#### Problem details
Copy exactly the lines from the start of the material through the line with "const AGE_UNIT = 'Ma';". Pictures stay out of the copy.

## start

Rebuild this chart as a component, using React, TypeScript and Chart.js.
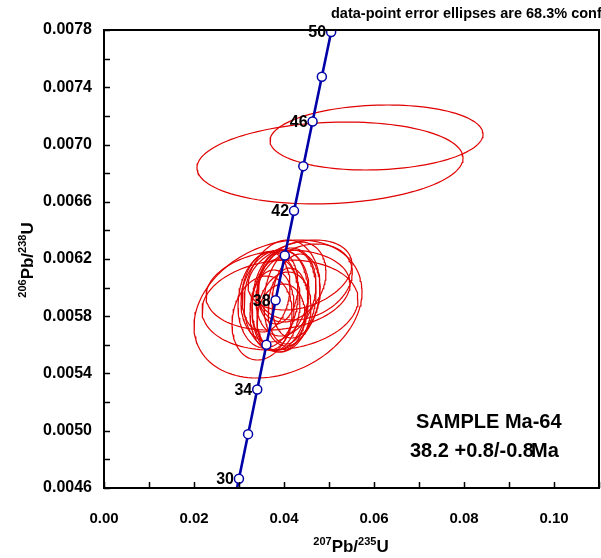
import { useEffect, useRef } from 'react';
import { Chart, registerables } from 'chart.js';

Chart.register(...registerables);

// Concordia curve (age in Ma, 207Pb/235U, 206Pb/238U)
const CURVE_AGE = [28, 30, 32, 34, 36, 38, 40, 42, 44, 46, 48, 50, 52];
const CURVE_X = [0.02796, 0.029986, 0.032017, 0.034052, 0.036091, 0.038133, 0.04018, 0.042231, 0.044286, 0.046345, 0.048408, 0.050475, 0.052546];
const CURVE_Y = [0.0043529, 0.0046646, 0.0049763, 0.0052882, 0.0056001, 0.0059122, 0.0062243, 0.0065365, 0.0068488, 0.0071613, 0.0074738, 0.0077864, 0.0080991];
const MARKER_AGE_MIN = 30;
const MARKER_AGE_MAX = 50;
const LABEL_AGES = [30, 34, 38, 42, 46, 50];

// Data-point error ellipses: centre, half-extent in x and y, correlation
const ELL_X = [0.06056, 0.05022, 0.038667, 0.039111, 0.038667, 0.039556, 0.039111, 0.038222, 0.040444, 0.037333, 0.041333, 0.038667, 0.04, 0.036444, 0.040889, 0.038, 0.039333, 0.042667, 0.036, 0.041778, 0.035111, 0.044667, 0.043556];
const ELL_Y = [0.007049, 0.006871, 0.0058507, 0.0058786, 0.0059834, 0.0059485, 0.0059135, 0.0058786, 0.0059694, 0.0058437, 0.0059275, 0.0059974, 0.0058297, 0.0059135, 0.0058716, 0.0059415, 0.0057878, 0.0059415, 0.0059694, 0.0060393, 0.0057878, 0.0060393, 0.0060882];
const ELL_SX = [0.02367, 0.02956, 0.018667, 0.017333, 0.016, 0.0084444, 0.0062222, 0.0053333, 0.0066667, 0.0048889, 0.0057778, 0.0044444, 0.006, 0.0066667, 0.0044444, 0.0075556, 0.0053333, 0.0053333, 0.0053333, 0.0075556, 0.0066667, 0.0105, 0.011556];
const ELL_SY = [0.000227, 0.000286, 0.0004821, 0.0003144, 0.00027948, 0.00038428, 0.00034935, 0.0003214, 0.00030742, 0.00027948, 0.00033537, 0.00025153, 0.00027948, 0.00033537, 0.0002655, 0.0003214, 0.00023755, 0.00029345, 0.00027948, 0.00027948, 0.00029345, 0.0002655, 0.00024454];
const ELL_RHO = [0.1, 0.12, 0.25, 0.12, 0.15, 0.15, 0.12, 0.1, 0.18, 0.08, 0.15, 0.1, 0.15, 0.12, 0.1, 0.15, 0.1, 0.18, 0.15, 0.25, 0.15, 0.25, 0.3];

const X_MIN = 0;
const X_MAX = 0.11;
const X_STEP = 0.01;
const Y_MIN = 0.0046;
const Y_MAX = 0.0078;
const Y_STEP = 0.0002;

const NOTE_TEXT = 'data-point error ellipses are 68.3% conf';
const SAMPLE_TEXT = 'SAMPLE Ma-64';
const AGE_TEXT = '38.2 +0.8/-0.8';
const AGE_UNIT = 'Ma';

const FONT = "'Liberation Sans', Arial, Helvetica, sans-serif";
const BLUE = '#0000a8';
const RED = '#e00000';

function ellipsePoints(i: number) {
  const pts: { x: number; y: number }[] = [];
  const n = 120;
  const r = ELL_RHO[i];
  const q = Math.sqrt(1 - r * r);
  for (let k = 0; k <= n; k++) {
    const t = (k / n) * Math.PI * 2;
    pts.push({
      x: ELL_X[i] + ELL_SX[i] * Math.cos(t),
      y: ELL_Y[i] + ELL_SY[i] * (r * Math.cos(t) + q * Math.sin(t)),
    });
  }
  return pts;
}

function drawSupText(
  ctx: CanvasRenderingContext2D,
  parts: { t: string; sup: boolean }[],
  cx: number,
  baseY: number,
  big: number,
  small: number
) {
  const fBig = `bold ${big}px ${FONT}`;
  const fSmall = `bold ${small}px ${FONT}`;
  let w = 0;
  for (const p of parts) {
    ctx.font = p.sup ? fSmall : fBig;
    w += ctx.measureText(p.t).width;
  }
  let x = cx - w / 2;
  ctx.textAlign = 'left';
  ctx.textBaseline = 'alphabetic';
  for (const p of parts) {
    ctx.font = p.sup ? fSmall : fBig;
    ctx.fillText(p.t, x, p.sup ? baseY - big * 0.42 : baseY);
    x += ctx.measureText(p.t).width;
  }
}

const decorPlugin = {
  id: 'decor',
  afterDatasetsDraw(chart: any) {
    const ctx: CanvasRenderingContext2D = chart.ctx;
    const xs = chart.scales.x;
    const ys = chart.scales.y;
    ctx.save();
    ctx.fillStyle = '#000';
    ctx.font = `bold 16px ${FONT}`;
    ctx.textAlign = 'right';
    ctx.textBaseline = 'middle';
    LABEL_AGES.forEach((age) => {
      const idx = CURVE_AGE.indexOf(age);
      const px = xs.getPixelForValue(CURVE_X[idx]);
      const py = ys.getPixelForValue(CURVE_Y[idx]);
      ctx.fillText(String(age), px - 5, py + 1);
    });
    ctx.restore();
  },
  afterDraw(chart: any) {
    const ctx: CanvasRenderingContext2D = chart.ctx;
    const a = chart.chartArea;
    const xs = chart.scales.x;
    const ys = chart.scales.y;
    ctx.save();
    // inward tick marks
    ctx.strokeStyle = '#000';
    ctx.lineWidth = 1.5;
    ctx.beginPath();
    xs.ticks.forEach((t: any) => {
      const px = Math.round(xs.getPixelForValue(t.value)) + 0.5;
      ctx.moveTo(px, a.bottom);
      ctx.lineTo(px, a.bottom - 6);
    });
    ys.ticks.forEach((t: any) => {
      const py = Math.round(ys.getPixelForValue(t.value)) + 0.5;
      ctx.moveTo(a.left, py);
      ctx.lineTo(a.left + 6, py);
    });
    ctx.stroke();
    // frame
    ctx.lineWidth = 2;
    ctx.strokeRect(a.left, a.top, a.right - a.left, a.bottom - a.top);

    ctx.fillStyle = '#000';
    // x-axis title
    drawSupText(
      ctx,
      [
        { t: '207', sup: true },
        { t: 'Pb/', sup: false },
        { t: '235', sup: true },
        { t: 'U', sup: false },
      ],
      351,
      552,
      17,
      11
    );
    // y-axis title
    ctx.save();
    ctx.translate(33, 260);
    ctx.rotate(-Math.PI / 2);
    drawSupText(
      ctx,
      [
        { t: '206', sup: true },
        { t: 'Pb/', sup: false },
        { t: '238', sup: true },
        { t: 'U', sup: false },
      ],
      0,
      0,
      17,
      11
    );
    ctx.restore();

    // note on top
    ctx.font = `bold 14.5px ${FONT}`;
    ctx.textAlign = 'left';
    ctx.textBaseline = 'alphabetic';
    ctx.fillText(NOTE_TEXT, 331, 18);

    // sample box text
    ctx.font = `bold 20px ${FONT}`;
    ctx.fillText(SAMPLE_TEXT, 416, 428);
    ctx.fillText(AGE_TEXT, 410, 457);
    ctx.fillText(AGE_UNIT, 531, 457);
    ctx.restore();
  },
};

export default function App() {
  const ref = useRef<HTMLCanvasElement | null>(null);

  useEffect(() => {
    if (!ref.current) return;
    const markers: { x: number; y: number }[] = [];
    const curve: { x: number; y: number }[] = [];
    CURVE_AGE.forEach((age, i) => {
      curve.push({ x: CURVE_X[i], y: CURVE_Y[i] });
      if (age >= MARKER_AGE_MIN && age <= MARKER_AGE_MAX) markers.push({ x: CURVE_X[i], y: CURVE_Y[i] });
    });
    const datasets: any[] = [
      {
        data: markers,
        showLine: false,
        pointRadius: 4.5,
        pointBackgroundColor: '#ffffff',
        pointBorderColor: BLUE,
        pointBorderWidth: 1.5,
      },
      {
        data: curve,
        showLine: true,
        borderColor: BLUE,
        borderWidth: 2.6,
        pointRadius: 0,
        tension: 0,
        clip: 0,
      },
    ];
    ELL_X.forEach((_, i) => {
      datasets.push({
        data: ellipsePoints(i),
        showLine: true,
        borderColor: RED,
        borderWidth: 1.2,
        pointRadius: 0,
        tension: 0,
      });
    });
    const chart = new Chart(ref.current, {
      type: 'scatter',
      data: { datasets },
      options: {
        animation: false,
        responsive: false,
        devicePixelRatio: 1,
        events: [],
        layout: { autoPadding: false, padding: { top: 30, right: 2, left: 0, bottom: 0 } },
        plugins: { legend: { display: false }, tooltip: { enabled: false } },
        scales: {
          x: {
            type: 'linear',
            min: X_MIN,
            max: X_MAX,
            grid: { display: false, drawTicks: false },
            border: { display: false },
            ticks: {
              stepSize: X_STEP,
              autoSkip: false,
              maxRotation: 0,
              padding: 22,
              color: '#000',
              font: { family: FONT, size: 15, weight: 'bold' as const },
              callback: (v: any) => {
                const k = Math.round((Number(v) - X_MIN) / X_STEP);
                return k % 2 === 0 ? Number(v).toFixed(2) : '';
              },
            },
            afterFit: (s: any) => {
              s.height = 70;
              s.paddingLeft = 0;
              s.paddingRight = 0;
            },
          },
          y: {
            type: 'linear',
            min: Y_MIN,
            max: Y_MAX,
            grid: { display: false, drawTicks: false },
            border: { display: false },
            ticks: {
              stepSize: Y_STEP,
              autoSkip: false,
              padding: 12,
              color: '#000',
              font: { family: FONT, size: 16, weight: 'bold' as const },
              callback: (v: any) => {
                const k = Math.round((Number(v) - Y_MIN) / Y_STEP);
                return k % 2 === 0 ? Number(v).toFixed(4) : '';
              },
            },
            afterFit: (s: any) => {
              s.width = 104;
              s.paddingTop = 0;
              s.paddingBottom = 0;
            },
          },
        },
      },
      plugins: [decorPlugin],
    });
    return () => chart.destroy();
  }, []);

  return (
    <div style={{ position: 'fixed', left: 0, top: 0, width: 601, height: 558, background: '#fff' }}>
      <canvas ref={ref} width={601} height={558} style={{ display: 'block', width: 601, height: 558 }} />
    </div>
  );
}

## end

#### Exercise result
Rebuild this chart as a component, using React, TypeScript and Chart.js.
import { useEffect, useRef } from 'react';
import { Chart, registerables } from 'chart.js';

Chart.register(...registerables);

// Concordia curve (age in Ma, 207Pb/235U, 206Pb/238U)
const CURVE_AGE = [28, 30, 32, 34, 36, 38, 40, 42, 44, 46, 48, 50, 52];
const CURVE_X = [0.02796, 0.029986, 0.032017, 0.034052, 0.036091, 0.038133, 0.04018, 0.042231, 0.044286, 0.046345, 0.048408, 0.050475, 0.052546];
const CURVE_Y = [0.0043529, 0.0046646, 0.0049763, 0.0052882, 0.0056001, 0.0059122, 0.0062243, 0.0065365, 0.0068488, 0.0071613, 0.0074738, 0.0077864, 0.0080991];
const MARKER_AGE_MIN = 30;
const MARKER_AGE_MAX = 50;
const LABEL_AGES = [30, 34, 38, 42, 46, 50];

// Data-point error ellipses: centre, half-extent in x and y, correlation
const ELL_X = [0.06056, 0.05022, 0.038667, 0.039111, 0.038667, 0.039556, 0.039111, 0.038222, 0.040444, 0.037333, 0.041333, 0.038667, 0.04, 0.036444, 0.040889, 0.038, 0.039333, 0.042667, 0.036, 0.041778, 0.035111, 0.044667, 0.043556];
const ELL_Y = [0.007049, 0.006871, 0.0058507, 0.0058786, 0.0059834, 0.0059485, 0.0059135, 0.0058786, 0.0059694, 0.0058437, 0.0059275, 0.0059974, 0.0058297, 0.0059135, 0.0058716, 0.0059415, 0.0057878, 0.0059415, 0.0059694, 0.0060393, 0.0057878, 0.0060393, 0.0060882];
const ELL_SX = [0.02367, 0.02956, 0.018667, 0.017333, 0.016, 0.0084444, 0.0062222, 0.0053333, 0.0066667, 0.0048889, 0.0057778, 0.0044444, 0.006, 0.0066667, 0.0044444, 0.0075556, 0.0053333, 0.0053333, 0.0053333, 0.0075556, 0.0066667, 0.0105, 0.011556];
const ELL_SY = [0.000227, 0.000286, 0.0004821, 0.0003144, 0.00027948, 0.00038428, 0.00034935, 0.0003214, 0.00030742, 0.00027948, 0.00033537, 0.00025153, 0.00027948, 0.00033537, 0.0002655, 0.0003214, 0.00023755, 0.00029345, 0.00027948, 0.00027948, 0.00029345, 0.0002655, 0.00024454];
const ELL_RHO = [0.1, 0.12, 0.25, 0.12, 0.15, 0.15, 0.12, 0.1, 0.18, 0.08, 0.15, 0.1, 0.15, 0.12, 0.1, 0.15, 0.1, 0.18, 0.15, 0.25, 0.15, 0.25, 0.3];

const X_MIN = 0;
const X_MAX = 0.11;
const X_STEP = 0.01;
const Y_MIN = 0.0046;
const Y_MAX = 0.0078;
const Y_STEP = 0.0002;

const NOTE_TEXT = 'data-point error ellipses are 68.3% conf';
const SAMPLE_TEXT = 'SAMPLE Ma-64';
const AGE_TEXT = '38.2 +0.8/-0.8';
const AGE_UNIT = 'Ma';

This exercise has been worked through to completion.